Supplied information:
++++++++

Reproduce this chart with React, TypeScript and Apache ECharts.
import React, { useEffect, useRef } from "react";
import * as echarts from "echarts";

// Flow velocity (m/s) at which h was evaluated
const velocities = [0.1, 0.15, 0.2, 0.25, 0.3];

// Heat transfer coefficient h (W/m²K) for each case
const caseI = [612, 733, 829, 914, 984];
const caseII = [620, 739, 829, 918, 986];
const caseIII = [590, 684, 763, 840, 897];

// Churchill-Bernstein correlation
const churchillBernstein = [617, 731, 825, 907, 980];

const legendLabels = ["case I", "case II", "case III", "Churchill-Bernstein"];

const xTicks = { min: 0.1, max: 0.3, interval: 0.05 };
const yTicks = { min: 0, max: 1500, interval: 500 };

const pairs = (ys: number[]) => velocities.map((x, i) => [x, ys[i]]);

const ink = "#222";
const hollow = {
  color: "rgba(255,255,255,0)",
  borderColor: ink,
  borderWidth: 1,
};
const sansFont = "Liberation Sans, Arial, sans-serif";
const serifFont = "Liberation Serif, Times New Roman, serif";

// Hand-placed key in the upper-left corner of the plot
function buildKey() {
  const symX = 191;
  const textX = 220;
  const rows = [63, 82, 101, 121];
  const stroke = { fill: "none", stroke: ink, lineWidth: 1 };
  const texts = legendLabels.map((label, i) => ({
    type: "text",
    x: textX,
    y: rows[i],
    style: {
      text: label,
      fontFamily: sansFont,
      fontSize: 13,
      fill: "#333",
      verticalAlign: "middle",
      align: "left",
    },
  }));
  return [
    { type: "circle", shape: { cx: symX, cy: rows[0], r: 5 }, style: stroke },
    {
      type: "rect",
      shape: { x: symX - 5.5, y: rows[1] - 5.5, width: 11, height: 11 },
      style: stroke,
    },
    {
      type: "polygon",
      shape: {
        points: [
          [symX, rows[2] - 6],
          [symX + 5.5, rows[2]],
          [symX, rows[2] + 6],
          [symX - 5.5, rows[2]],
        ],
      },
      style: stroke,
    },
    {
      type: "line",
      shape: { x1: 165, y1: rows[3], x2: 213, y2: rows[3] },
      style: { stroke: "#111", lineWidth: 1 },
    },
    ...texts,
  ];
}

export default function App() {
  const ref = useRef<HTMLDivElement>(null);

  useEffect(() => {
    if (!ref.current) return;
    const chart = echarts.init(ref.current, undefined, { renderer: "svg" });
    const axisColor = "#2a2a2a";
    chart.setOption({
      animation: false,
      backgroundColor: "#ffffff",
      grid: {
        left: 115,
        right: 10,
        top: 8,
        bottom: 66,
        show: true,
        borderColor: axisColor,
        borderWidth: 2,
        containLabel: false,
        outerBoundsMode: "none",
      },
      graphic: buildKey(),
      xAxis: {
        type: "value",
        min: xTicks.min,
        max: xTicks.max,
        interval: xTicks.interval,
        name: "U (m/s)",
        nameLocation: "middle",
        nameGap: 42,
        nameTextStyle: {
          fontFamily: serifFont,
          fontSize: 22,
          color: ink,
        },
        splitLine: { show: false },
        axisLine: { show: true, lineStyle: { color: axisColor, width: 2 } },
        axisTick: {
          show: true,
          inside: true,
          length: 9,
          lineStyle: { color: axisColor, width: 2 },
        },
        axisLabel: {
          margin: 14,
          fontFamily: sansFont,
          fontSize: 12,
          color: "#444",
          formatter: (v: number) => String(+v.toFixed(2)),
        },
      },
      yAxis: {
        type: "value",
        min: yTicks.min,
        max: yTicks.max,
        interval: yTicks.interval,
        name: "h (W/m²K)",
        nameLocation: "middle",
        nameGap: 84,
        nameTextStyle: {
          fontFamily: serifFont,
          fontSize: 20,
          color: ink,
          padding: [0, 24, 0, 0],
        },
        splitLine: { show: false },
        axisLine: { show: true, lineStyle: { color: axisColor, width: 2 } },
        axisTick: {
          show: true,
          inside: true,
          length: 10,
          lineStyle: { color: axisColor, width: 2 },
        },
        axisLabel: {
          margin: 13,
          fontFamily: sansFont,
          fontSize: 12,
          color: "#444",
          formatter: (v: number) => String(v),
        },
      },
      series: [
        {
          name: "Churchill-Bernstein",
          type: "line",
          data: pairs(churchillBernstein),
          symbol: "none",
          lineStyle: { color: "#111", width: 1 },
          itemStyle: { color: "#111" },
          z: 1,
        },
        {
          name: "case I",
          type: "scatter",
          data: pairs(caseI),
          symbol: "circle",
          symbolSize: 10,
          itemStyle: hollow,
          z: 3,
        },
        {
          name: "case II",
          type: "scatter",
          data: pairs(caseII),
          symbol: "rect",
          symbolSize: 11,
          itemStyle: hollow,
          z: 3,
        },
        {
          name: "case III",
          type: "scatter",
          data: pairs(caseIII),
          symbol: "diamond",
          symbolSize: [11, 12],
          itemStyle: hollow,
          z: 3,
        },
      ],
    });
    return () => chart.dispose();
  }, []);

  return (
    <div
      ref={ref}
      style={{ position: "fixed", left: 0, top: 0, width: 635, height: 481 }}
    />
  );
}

++++++++

Given request: From the first line of the data above to the line holding "const pairs = (ys: number[])", reproduce each line exactly; emit no other lines.

The completed task:
Reproduce this chart with React, TypeScript and Apache ECharts.
import React, { useEffect, useRef } from "react";
import * as echarts from "echarts";

// Flow velocity (m/s) at which h was evaluated
const velocities = [0.1, 0.15, 0.2, 0.25, 0.3];

// Heat transfer coefficient h (W/m²K) for each case
const caseI = [612, 733, 829, 914, 984];
const caseII = [620, 739, 829, 918, 986];
const caseIII = [590, 684, 763, 840, 897];

// Churchill-Bernstein correlation
const churchillBernstein = [617, 731, 825, 907, 980];

const legendLabels = ["case I", "case II", "case III", "Churchill-Bernstein"];

const xTicks = { min: 0.1, max: 0.3, interval: 0.05 };
const yTicks = { min: 0, max: 1500, interval: 500 };

const pairs = (ys: number[]) => velocities.map((x, i) => [x, ys[i]]);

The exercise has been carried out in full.